院長のへんちき論(豊橋の心療内科より)

毎日、話題が跳びます。テーマは哲学から女性アイドルまで拡散します。たまにはキツいことを言うかもしれません。

アルコール問題に行政はどこまで関与するべきか?

2015-02-05 05:58:37 | 医療
 もう定年退職されましたが、30年ほど前にある行政マンと知り合いました。彼はアルコール依存症の問題に熱心に取り組んでいました。

 断酒会の開催に協力して、休日も返上することがありました。断酒会のメンバーには、酔うと家族に暴力を振るって、あとでそれを覚えていない人が多かったです。

 そういう人とは別に、アルコール依存症者には暴力などの問題を起こさず、ただ静かに呑んで体を壊していく人もいます。上の行政マンが世話をする断酒会にはそのような人がいませんでした。
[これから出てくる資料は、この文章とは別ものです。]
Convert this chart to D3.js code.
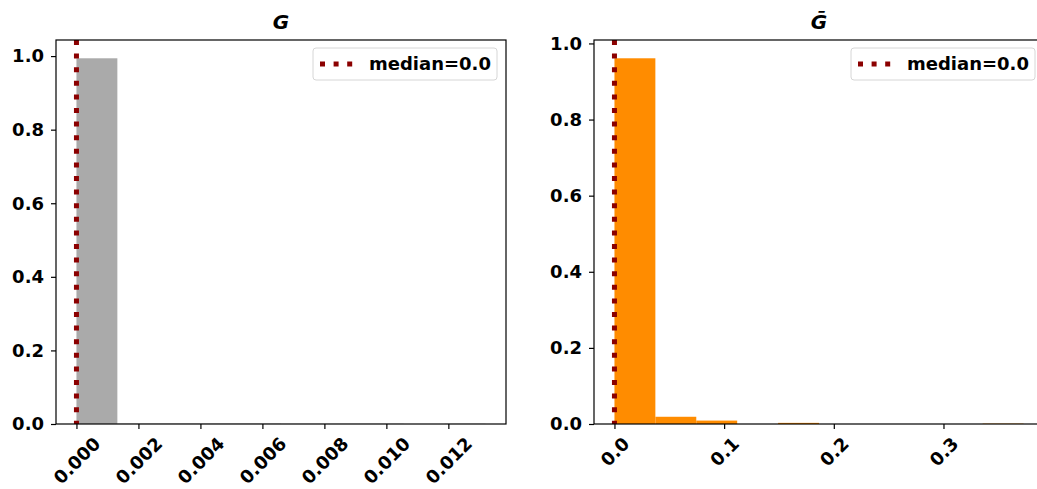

 そのことを彼に訊ねますと、「迷惑をかけられている家族や周囲のために僕は援助をしているのです。迷惑をかけないアルコール依存症者は放っておきます」とのことでした。

 本人が体を壊すかどうかよりも、まず家族や周囲を暴力から守ることが重要だとの彼の立場でした。私はそこに行政マンらしい優先順位付けを見て、その合理性に感心したのでした。(医療の側からは、暴力を振るっても振るわなくても同じアルコール依存症だと見てしまいがちなのです。)